Published 21 Oct 2020 in physics.flu-dyn and physics.ao-ph | (2010.10983v1)

Abstract: The mean state of the atmosphere and ocean is set through a balance between external forcing (winds, radiation, heat and freshwater fluxes) and the emergent turbulence, which transfers energy to dissipative structures. The forcing gives rise to jets in the atmosphere and currents in the ocean, which spontaneously develop turbulent eddies through the baroclinic instability. A critical step in the development of a theory of climate is to properly include the resulting eddy-induced turbulent transport of properties like heat, moisture, and carbon. The baroclinic instability generates flow structures at the Rossby deformation radius, a length scale of order 1000 km in the atmosphere and 100 km in the ocean, smaller than the planetary scale and the typical extent of ocean basins respectively.
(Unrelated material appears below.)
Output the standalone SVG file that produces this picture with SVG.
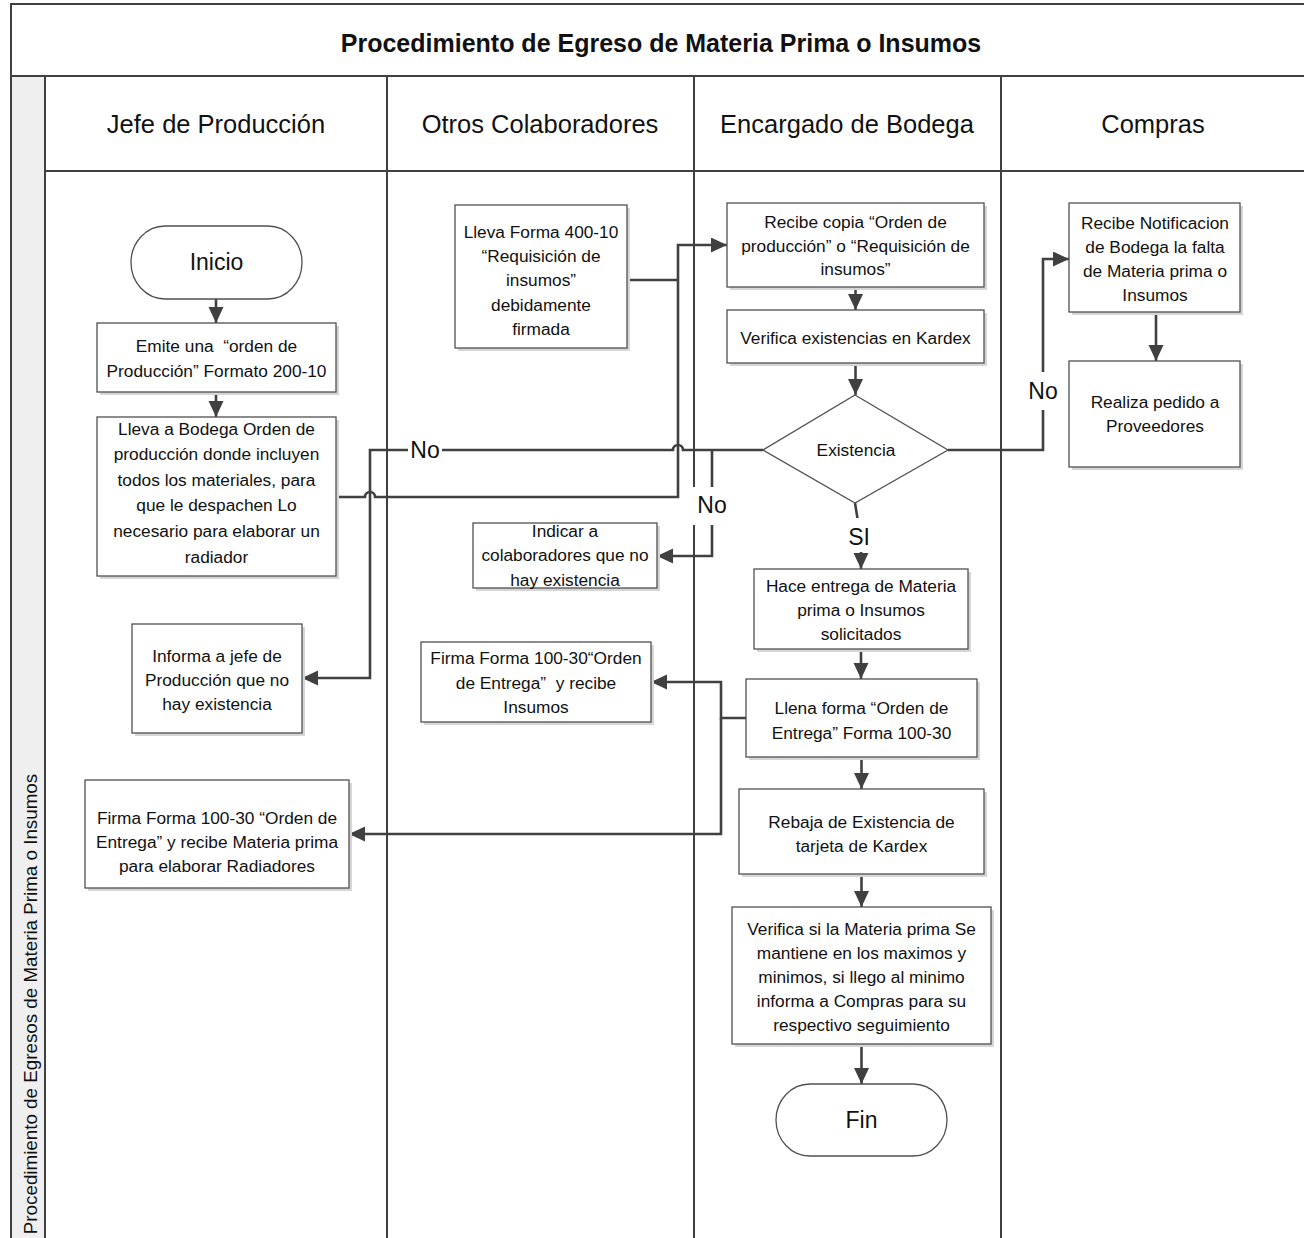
<svg xmlns="http://www.w3.org/2000/svg" width="1304" height="1238" viewBox="0 0 1304 1238">
  <style>
    text { font-family: "Liberation Sans", Arial, sans-serif; fill: #111; text-anchor: middle; dominant-baseline: central; white-space: pre; }
    .title { font-size: 25px; font-weight: bold; }
    .lane { font-size: 25.5px; }
    .pool { font-size: 18.8px; }
    .t { font-size: 17.3px; }
    .big { font-size: 23px; }
    .frame { fill: none; stroke: #404040; stroke-width: 2; }
    .box { fill: #fff; stroke: #505050; stroke-width: 1.3; }
    .shadow { fill: #d6d6d6; }
    .term { fill: #fff; stroke: #505050; stroke-width: 1.3; }
    .conn { fill: none; stroke: #404040; stroke-width: 2.6; }
    .arrow { marker-end: url(#ah); }
    .lblbg { fill: #fff; }
  </style>
  <defs>
    <marker id="ah" markerUnits="userSpaceOnUse" markerWidth="17" markerHeight="16" refX="16" refY="7.5" orient="auto">
      <path d="M0,0 L16,7.5 L0,15 Z" fill="#404040"/>
    </marker>
  </defs>

  <!-- pool frame, title row and swimlanes -->
  <g id="pool">
    <rect x="0" y="0" width="1304" height="1238" fill="#fff"/>
    <rect x="11" y="76" width="34" height="1162" fill="#efefef"/>
    <path class="frame" d="M11,1238 V4 H1304 M11,76 H1304 M45,76 V1238 M45,171 H1304 M387,76 V1238 M694,76 V1238 M1001,76 V1238"/>
    <text class="title" x="661" y="43">Procedimiento de Egreso de Materia Prima o Insumos</text>
    <text class="lane" x="216" y="124">Jefe de Producción</text>
    <text class="lane" x="540" y="124">Otros Colaboradores</text>
    <text class="lane" x="847" y="124">Encargado de Bodega</text>
    <text class="lane" x="1153" y="124">Compras</text>
    <text class="pool" transform="translate(30,1004) rotate(-90)">Procedimiento de Egresos de Materia Prima o Insumos</text>
  </g>

  <!-- connectors -->
  <g id="connectors">
    <path class="conn arrow" d="M216,299 V323"/>
    <path class="conn arrow" d="M216,392 V417"/>
    <path class="conn arrow" d="M336,497 H365 A5,5 0 0 1 375,497 H678 V245 H727"/>
    <path class="conn" d="M627,280 H678"/>
    <path class="conn arrow" d="M855.5,287 V310"/>
    <path class="conn arrow" d="M855.5,363 V395"/>
    <path class="conn arrow" d="M763,450 H683 A5,5 0 0 0 673,450 H370 V678 H302"/>
    <path class="conn arrow" d="M712,450 V556 H657"/>
    <path class="conn arrow" d="M948,450 H1043 V259 H1069"/>
    <path class="conn arrow" d="M1156,312 V361"/>
    <path class="conn arrow" d="M855,503 L861,540 V569"/>
    <path class="conn arrow" d="M861,649 V679"/>
    <path class="conn arrow" d="M746,718 H721 V682 H651"/>
    <path class="conn arrow" d="M721,718 V834 H349"/>
    <path class="conn arrow" d="M861.5,757 V789"/>
    <path class="conn arrow" d="M861.5,874 V907"/>
    <path class="conn arrow" d="M861.5,1044 V1084"/>
    <!-- branch labels -->
    <rect class="lblbg" x="408" y="438" width="34" height="24"/>
    <text class="big" x="425" y="450">No</text>
    <rect class="lblbg" x="693" y="487" width="37" height="38"/>
    <text class="big" x="712" y="505">No</text>
    <rect class="lblbg" x="1026" y="372" width="34" height="38"/>
    <text class="big" x="1043" y="391">No</text>
    <rect class="lblbg" x="845" y="518" width="28" height="34"/>
    <text class="big" x="859" y="537">SI</text>
  </g>

  <!-- Jefe de Producción -->
  <g id="inicio">
    <rect class="term" x="131" y="226" width="171" height="73" rx="34" ry="36.5"/>
    <text class="big" x="216.5" y="262">Inicio</text>
  </g>
  <g id="emite-orden">
    <rect class="shadow" x="100" y="326" width="239" height="69"/>
    <rect class="box" x="97" y="323" width="239" height="69"/>
    <text class="t" x="216.5" y="346">Emite una  “orden de</text>
    <text class="t" x="216.5" y="371">Producción” Formato 200-10</text>
  </g>
  <g id="lleva-bodega">
    <rect class="shadow" x="100" y="420" width="239" height="159"/>
    <rect class="box" x="97" y="417" width="239" height="159"/>
    <text class="t" x="216.5" y="429">Lleva a Bodega Orden de</text>
    <text class="t" x="216.5" y="454">producción donde incluyen</text>
    <text class="t" x="216.5" y="480">todos los materiales, para</text>
    <text class="t" x="216.5" y="505">que le despachen Lo</text>
    <text class="t" x="216.5" y="531">necesario para elaborar un</text>
    <text class="t" x="216.5" y="557">radiador</text>
  </g>
  <g id="informa-jefe">
    <rect class="shadow" x="135" y="627" width="170" height="109"/>
    <rect class="box" x="132" y="624" width="170" height="109"/>
    <text class="t" x="217" y="656">Informa a jefe de</text>
    <text class="t" x="217" y="680">Producción que no</text>
    <text class="t" x="217" y="704">hay existencia</text>
  </g>
  <g id="firma-jefe">
    <rect class="shadow" x="88" y="783" width="264" height="108"/>
    <rect class="box" x="85" y="780" width="264" height="108"/>
    <text class="t" x="217" y="818">Firma Forma 100-30 “Orden de</text>
    <text class="t" x="217" y="842">Entrega” y recibe Materia prima</text>
    <text class="t" x="217" y="866">para elaborar Radiadores</text>
  </g>

  <!-- Otros Colaboradores -->
  <g id="lleva-forma">
    <rect class="shadow" x="458" y="208" width="172" height="143"/>
    <rect class="box" x="455" y="205" width="172" height="143"/>
    <text class="t" x="541" y="232">Lleva Forma 400-10</text>
    <text class="t" x="541" y="256">“Requisición de</text>
    <text class="t" x="541" y="280">insumos”</text>
    <text class="t" x="541" y="305">debidamente</text>
    <text class="t" x="541" y="329">firmada</text>
  </g>
  <g id="indicar-colaboradores">
    <rect class="shadow" x="476" y="526" width="184" height="65"/>
    <rect class="box" x="473" y="523" width="184" height="65"/>
    <text class="t" x="565" y="531">Indicar a</text>
    <text class="t" x="565" y="555">colaboradores que no</text>
    <text class="t" x="565" y="580">hay existencia</text>
  </g>
  <g id="firma-otros">
    <rect class="shadow" x="424" y="645" width="230" height="80"/>
    <rect class="box" x="421" y="642" width="230" height="80"/>
    <text class="t" x="536" y="658">Firma Forma 100-30“Orden</text>
    <text class="t" x="536" y="683">de Entrega”  y recibe</text>
    <text class="t" x="536" y="707">Insumos</text>
  </g>

  <!-- Encargado de Bodega -->
  <g id="recibe-copia">
    <rect class="shadow" x="730" y="206" width="257" height="84"/>
    <rect class="box" x="727" y="203" width="257" height="84"/>
    <text class="t" x="855.5" y="222">Recibe copia “Orden de</text>
    <text class="t" x="855.5" y="246">producción” o “Requisición de</text>
    <text class="t" x="855.5" y="269">insumos”</text>
  </g>
  <g id="verifica-kardex">
    <rect class="shadow" x="730" y="313" width="257" height="53"/>
    <rect class="box" x="727" y="310" width="257" height="53"/>
    <text class="t" x="855.5" y="338">Verifica existencias en Kardex</text>
  </g>
  <g id="existencia">
    <path class="term" d="M855,395 L948,450 L855,503 L763,450 Z"/>
    <text class="t" x="856" y="450">Existencia</text>
  </g>
  <g id="hace-entrega">
    <rect class="shadow" x="757" y="572" width="214" height="80"/>
    <rect class="box" x="754" y="569" width="214" height="80"/>
    <text class="t" x="861" y="586">Hace entrega de Materia</text>
    <text class="t" x="861" y="610">prima o Insumos</text>
    <text class="t" x="861" y="634">solicitados</text>
  </g>
  <g id="llena-forma">
    <rect class="shadow" x="749" y="682" width="231" height="78"/>
    <rect class="box" x="746" y="679" width="231" height="78"/>
    <text class="t" x="861.5" y="708">Llena forma “Orden de</text>
    <text class="t" x="861.5" y="733">Entrega” Forma 100-30</text>
  </g>
  <g id="rebaja-existencia">
    <rect class="shadow" x="742" y="792" width="245" height="85"/>
    <rect class="box" x="739" y="789" width="245" height="85"/>
    <text class="t" x="861.5" y="822">Rebaja de Existencia de</text>
    <text class="t" x="861.5" y="846">tarjeta de Kardex</text>
  </g>
  <g id="verifica-minimos">
    <rect class="shadow" x="735" y="910" width="259" height="137"/>
    <rect class="box" x="732" y="907" width="259" height="137"/>
    <text class="t" x="861.5" y="929">Verifica si la Materia prima Se</text>
    <text class="t" x="861.5" y="953">mantiene en los maximos y</text>
    <text class="t" x="861.5" y="977">minimos, si llego al minimo</text>
    <text class="t" x="861.5" y="1001">informa a Compras para su</text>
    <text class="t" x="861.5" y="1025">respectivo seguimiento</text>
  </g>
  <g id="fin">
    <rect class="term" x="776" y="1084" width="171" height="72" rx="34" ry="36"/>
    <text class="big" x="861.5" y="1120">Fin</text>
  </g>

  <!-- Compras -->
  <g id="recibe-notificacion">
    <rect class="shadow" x="1072" y="206" width="171" height="109"/>
    <rect class="box" x="1069" y="203" width="171" height="109"/>
    <text class="t" x="1155" y="223">Recibe Notificacion</text>
    <text class="t" x="1155" y="247">de Bodega la falta</text>
    <text class="t" x="1155" y="271">de Materia prima o</text>
    <text class="t" x="1155" y="295">Insumos</text>
  </g>
  <g id="realiza-pedido">
    <rect class="shadow" x="1072" y="364" width="171" height="106"/>
    <rect class="box" x="1069" y="361" width="171" height="106"/>
    <text class="t" x="1155" y="402">Realiza pedido a</text>
    <text class="t" x="1155" y="426">Proveedores</text>
  </g>
</svg>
There is therefore a separation of scales between the large-scale temperature gradient and the smaller eddies that advect it randomly, inducing effective diffusion. Numerical solutions of the two-layer quasi-geostrophic model, the standard model for studies of eddy motions in the atmosphere and ocean, show that such scale separation remains in the strongly nonlinear turbulent regime, provided there is sufficient bottom drag. We compute the scaling-laws governing the eddy-driven transport associated with baroclinic turbulence. First, we provide a theoretical underpinning for empirical scaling-laws reported in previous studies, for different formulations of the bottom drag law. Second, these scaling-laws are shown to provide an important first step toward an accurate local closure to predict the impact of baroclinic turbulence in setting the large-scale temperature profiles in the atmosphere and ocean.